Donald Trump’s plan for Gaza has no cost estimates or budget. There are no troop estimates or outlines in the Pentagon. Even Donald Trump’s allies have admitted that his proposal for the US to “take over” Gaza and for Palestinians to make their homes elsewhere was an idea he had only tinkered with before Tuesday evening, when it tumbled out to the obvious surprise of his closest aides.
One of the very few constituencies to welcome the proposal – which if enacted would amount to the effective ethnic cleansing of the territory – was Israel’s rightwing pro-settler movement and their allies in the US. In these circles there is optimism that the shifting US policy gives the green light to settlement expansion or even the eventual annexation of all the occupied Palestinian territories, including the West Bank.
“What has changed now is that Trump has said that it is US policy to support this as an end goal,” Matt Duss, the executive vice-president at the Center for International Policy, said of the Trump proposal. “And then of course it will just hop over to the West Bank, no question.”
Israel’s pro-settler rightwing immediately hailed Trump’s announcement. Bezalel Smotrich, the country’s ultranationalist finance minister, quoted a biblical passage about the return of Jewish pilgrims to Israel, writing “Thank you President Trump. Together, we will make the world great again.”
Itamar Ben-Gvir, who left Benjamin Netanyahu’s shaky coalition government due to the ceasefire with Hamas, said: “When I said this time and again during the war, that this was the solution to Gaza, they mocked me.”
Under the Biden administration, saying that Gaza had been rendered unliveable would have been seen as a condemnation of Israel’s military campaign. But Trump, ignoring the Israeli assault that has been described as a “domicide” and led to the hollowing out of Gaza’s cities, simply went ahead and said it.
The New York Times reported that the idea had been germinating among Trump and his close allies for weeks, and accelerated after his envoy Steve Witkoff travelled to the area and said that “there is almost nothing left of Gaza”. Yet Trump surprised his aides and even Netanyahu with the proposal, the paper reported, calling it “little beyond an idea inside the president’s head”.
Trump’s plan for the US to occupy Gaza may be a non-starter and a distraction from more immediate questions of the second round of ceasefire negotiations between Israel and Hamas.
But it also marks a serious shift towards some of the pro-settler advisers that he has elevated, including his nominee for ambassador to Israel, Mike Huckabee, who said on Fox News in January: “There was a Palestinian state. It was called Gaza. Look how that turned out.”
Trump has offered other tokens to pro-settler groups, including the repeal of Biden administration sanctions against individuals and groups accused of expansion and violence against Palestinians in the West Bank.

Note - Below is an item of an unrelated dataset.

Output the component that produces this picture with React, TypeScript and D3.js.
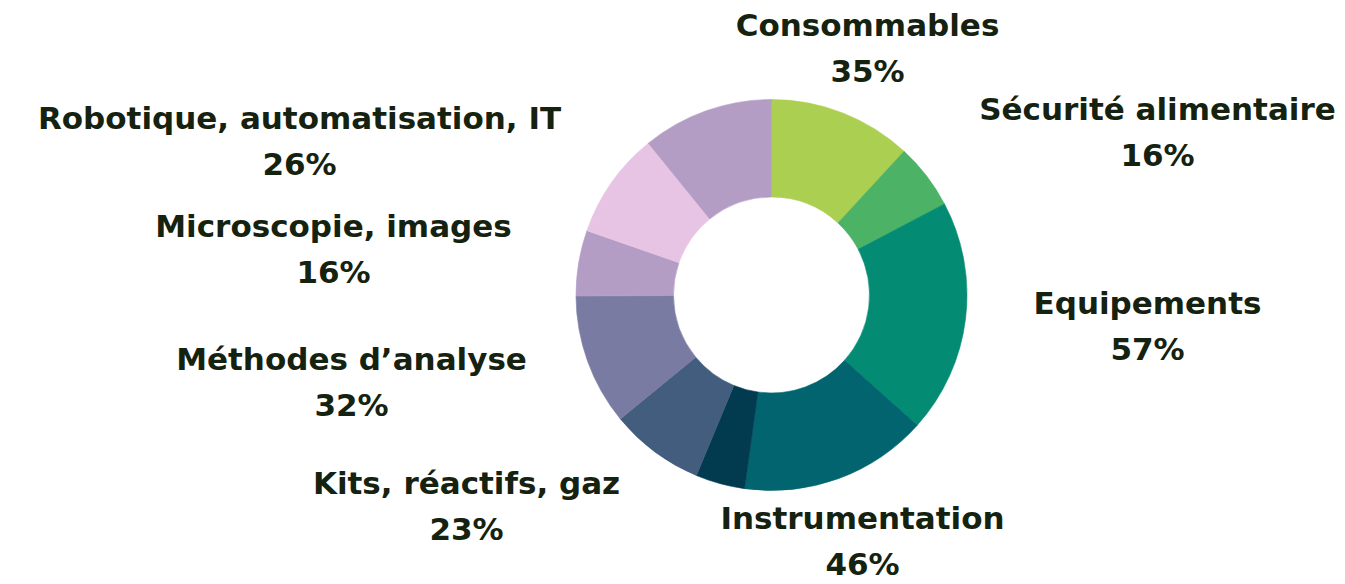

The broader reaction to Trump’s remarks was immediate and almost universally negative. Saudi Arabia said it would not sign a normalisation deal with Israel, a key goal of the Trump administration, without the establishment of a Palestinian state – effectively a moot point if the Trump plan were to go forward. Jordan, a US ally in the region, said its leader, King Abdullah II, had “stressed the need to put a stop to [Israeli] settlement expansion, expressing rejection of any attempts to annex land and displace the Palestinians”.
The situation may indicate that in the circles of those who surround him, pro-settler figures are ascendant. They include Huckabee and Elise Stefanik, the US ambassador-designate to the UN, who during a confirmation hearing said she supported statements by Ben-Gvir and Smotrich that Israel had a “biblical right to the entire West Bank”.
Others like Witkoff represent a wing of Trump’s supporters who are less hawkish on Israel and more focused on cutting transactional deals across the world.
Jeremy Ben-Ami, the head of J Street, a liberal pro-Israel organisation, said before the summit that Trump had two choices on Thursday, either going for the “dealmaker route” or the “screw it path”.
For Saudi Arabia to establish diplomatic relations with Israel, he said, Trump would have to at least seek to restrain Israel regarding the expansion of settlements in the West Bank.
But “if he’s going down the screw it path – and I don’t really care what anybody thinks, and I want Greenland and Panama and they can have the West Bank – you know, then we’re in a different world”, Ben-Ami said.